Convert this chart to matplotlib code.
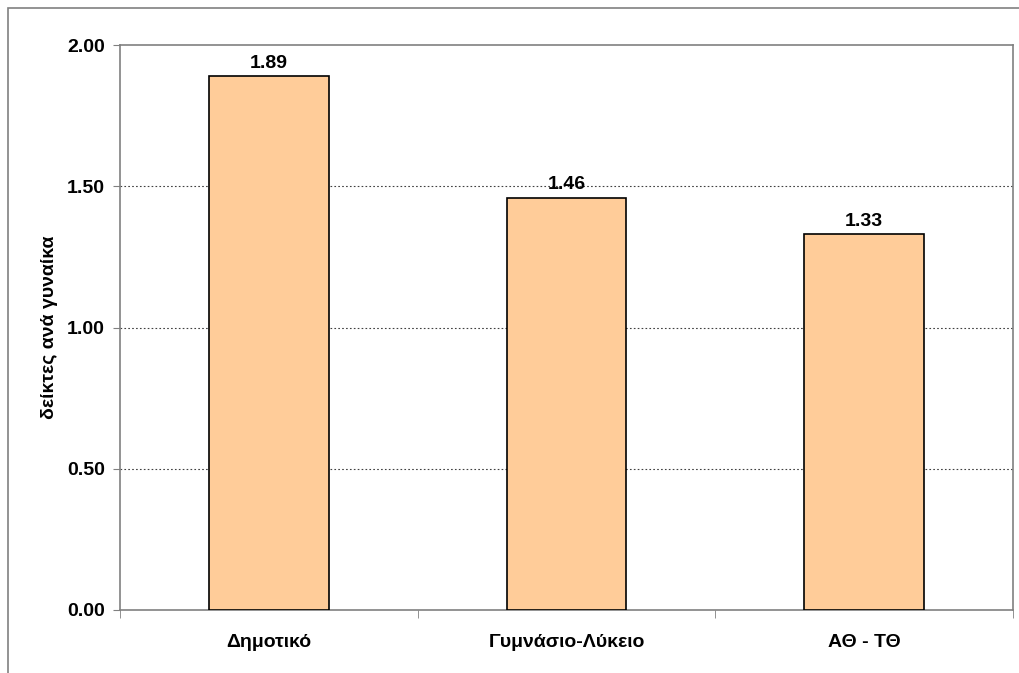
import matplotlib
matplotlib.use("Agg")
import matplotlib.pyplot as plt
import numpy as np

# data
categories = ['Δημοτικό', 'Γυμνάσιο-Λύκειο', 'ΑΘ - ΤΘ']
values = [1.89, 1.46, 1.33]
yticks = [0.0, 0.5, 1.0, 1.5, 2.0]
ylabel = 'δείκτες ανά γυναίκα'

plt.rcParams['font.family'] = ['Liberation Sans', 'DejaVu Sans']
plt.rcParams['font.weight'] = 'bold'
fs = 14

fig = plt.figure(figsize=(10.2, 6.73), dpi=100)
ax = fig.add_axes([120 / 1020, 1 - 610 / 673, (1013 - 120) / 1020, (610 - 45) / 673])

x = np.arange(len(categories))
bars = ax.bar(x, values, width=0.403, color='#FFCC99', edgecolor='black', linewidth=1.2, zorder=3)

for b, v in zip(bars, values):
    ax.text(b.get_x() + b.get_width() / 2, v + 0.015, f'{v:.2f}',
            ha='center', va='bottom', fontsize=fs, fontweight='bold')

ax.set_xlim(-0.5, len(categories) - 0.5)
ax.set_ylim(0, 2.0)
ax.set_yticks(yticks)
ax.set_yticklabels([f'{t:.2f}' for t in yticks], fontsize=fs, fontweight='bold')
ax.set_xticks(x)
ax.set_xticklabels(categories, fontsize=fs, fontweight='bold')
ax.tick_params(axis='x', length=0, pad=17)
ax.tick_params(axis='y', length=5, color='#808080', pad=6)

# category boundary ticks on x axis
ax.set_xticks(np.arange(len(categories) + 1) - 0.5, minor=True)
ax.tick_params(axis='x', which='minor', length=6, color='#808080')

for t in yticks[1:-1]:
    ax.axhline(t, color='#404040', linestyle=(0, (1.5, 2)), linewidth=0.8, zorder=1)

for s in ax.spines.values():
    s.set_color('#808080')
    s.set_linewidth(1.2)

ax.set_ylabel(ylabel, fontsize=fs, fontweight='bold', labelpad=6)

# outer chart frame
fig.patches.append(plt.Rectangle((8 / 1020, -0.01), 1.02, 1 - 8 / 673 + 0.01,
                                 transform=fig.transFigure, fill=False,
                                 edgecolor='#808080', linewidth=1.2))

fig.savefig('out.png', dpi=100)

> _Directive_: Every line of the data above should be quoted exactly. Omit the pictures.

> _Output_:
Convert this chart to matplotlib code.
import matplotlib
matplotlib.use("Agg")
import matplotlib.pyplot as plt
import numpy as np

# data
categories = ['Δημοτικό', 'Γυμνάσιο-Λύκειο', 'ΑΘ - ΤΘ']
values = [1.89, 1.46, 1.33]
yticks = [0.0, 0.5, 1.0, 1.5, 2.0]
ylabel = 'δείκτες ανά γυναίκα'

plt.rcParams['font.family'] = ['Liberation Sans', 'DejaVu Sans']
plt.rcParams['font.weight'] = 'bold'
fs = 14

fig = plt.figure(figsize=(10.2, 6.73), dpi=100)
ax = fig.add_axes([120 / 1020, 1 - 610 / 673, (1013 - 120) / 1020, (610 - 45) / 673])

x = np.arange(len(categories))
bars = ax.bar(x, values, width=0.403, color='#FFCC99', edgecolor='black', linewidth=1.2, zorder=3)

for b, v in zip(bars, values):
    ax.text(b.get_x() + b.get_width() / 2, v + 0.015, f'{v:.2f}',
            ha='center', va='bottom', fontsize=fs, fontweight='bold')

ax.set_xlim(-0.5, len(categories) - 0.5)
ax.set_ylim(0, 2.0)
ax.set_yticks(yticks)
ax.set_yticklabels([f'{t:.2f}' for t in yticks], fontsize=fs, fontweight='bold')
ax.set_xticks(x)
ax.set_xticklabels(categories, fontsize=fs, fontweight='bold')
ax.tick_params(axis='x', length=0, pad=17)
ax.tick_params(axis='y', length=5, color='#808080', pad=6)

# category boundary ticks on x axis
ax.set_xticks(np.arange(len(categories) + 1) - 0.5, minor=True)
ax.tick_params(axis='x', which='minor', length=6, color='#808080')

for t in yticks[1:-1]:
    ax.axhline(t, color='#404040', linestyle=(0, (1.5, 2)), linewidth=0.8, zorder=1)

for s in ax.spines.values():
    s.set_color('#808080')
    s.set_linewidth(1.2)

ax.set_ylabel(ylabel, fontsize=fs, fontweight='bold', labelpad=6)

# outer chart frame
fig.patches.append(plt.Rectangle((8 / 1020, -0.01), 1.02, 1 - 8 / 673 + 0.01,
                                 transform=fig.transFigure, fill=False,
                                 edgecolor='#808080', linewidth=1.2))

fig.savefig('out.png', dpi=100)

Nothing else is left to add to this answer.